---------- Data block
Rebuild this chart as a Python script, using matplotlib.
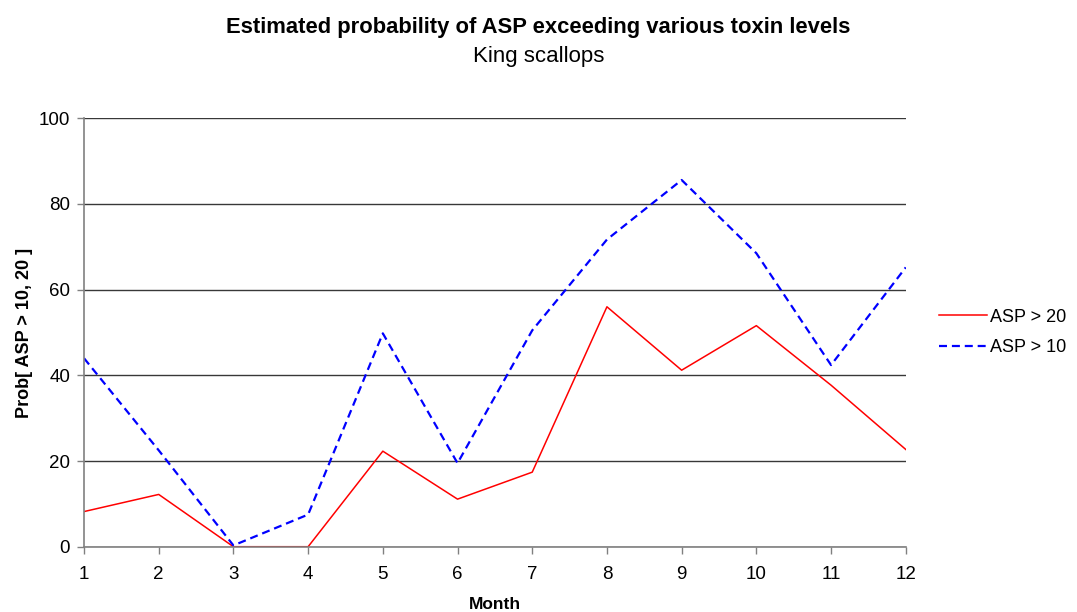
import matplotlib.pyplot as plt

plt.rcParams["font.family"] = ["Liberation Sans", "DejaVu Sans"]

months = list(range(1, 13))
asp_over_20 = [8.2, 12.2, 0, 0, 22.3, 11.1, 17.4, 56.0, 41.2, 51.6, 37.7, 22.7]
asp_over_10 = [44.0, 22.5, 0.3, 7.5, 49.8, 19.5, 50.5, 71.7, 85.6, 68.5, 42.4, 65.2]
y_ticks = [0, 20, 40, 60, 80, 100]


def draw_chart():

    fig = plt.figure(figsize=(10.77, 6.12), dpi=100)
    ax = fig.add_axes([0.078, 0.1067, 0.763, 0.700])

    ax.plot(months, asp_over_20, color="#ff0000", linewidth=1.1, label="ASP > 20")
    ax.plot(months, asp_over_10, color="#0000ff", linewidth=1.6,
            linestyle=(0, (3.6, 2.2)), label="ASP > 10")

    ax.set_xlim(1, 12)
    ax.set_ylim(0, 100)
    ax.set_xticks(months)
    ax.set_yticks(y_ticks)

    ax.grid(axis="y", color="#383838", linewidth=1.0)
    ax.set_axisbelow(True)
    for side in ["top", "right"]:
        ax.spines[side].set_visible(False)
    for side in ["left", "bottom"]:
        ax.spines[side].set_color("#808080")
        ax.spines[side].set_linewidth(1.2)

    ax.tick_params(direction="out", length=5, width=1, color="#808080",
                   labelsize=13.5)
    ax.tick_params(axis="x", pad=9)
    ax.tick_params(axis="y", pad=5)

    ax.set_xlabel("Month", fontsize=12.5, fontweight="bold", labelpad=10)
    ax.set_ylabel("Prob[ ASP > 10, 20 ]", fontsize=13, fontweight="bold",
                  labelpad=4)

    fig.text(0.5, 0.955, "Estimated probability of ASP exceeding various toxin levels",
             ha="center", va="center", fontsize=15.8, fontweight="bold")
    fig.text(0.5, 0.908, "King scallops", ha="center", va="center", fontsize=16)

    ax.legend(loc="center left", bbox_to_anchor=(1.04, 0.5), frameon=False,
              fontsize=13, handlelength=2.7, handletextpad=0.15, labelspacing=0.75,
              borderpad=0, borderaxespad=0)

    fig.savefig("out.png", dpi=100)
    plt.close(fig)


if __name__ == "__main__":
    draw_chart()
--------------------
### Written request
Give only the count of lines in this material that contain the string "matplotlib".

### Expected answer
2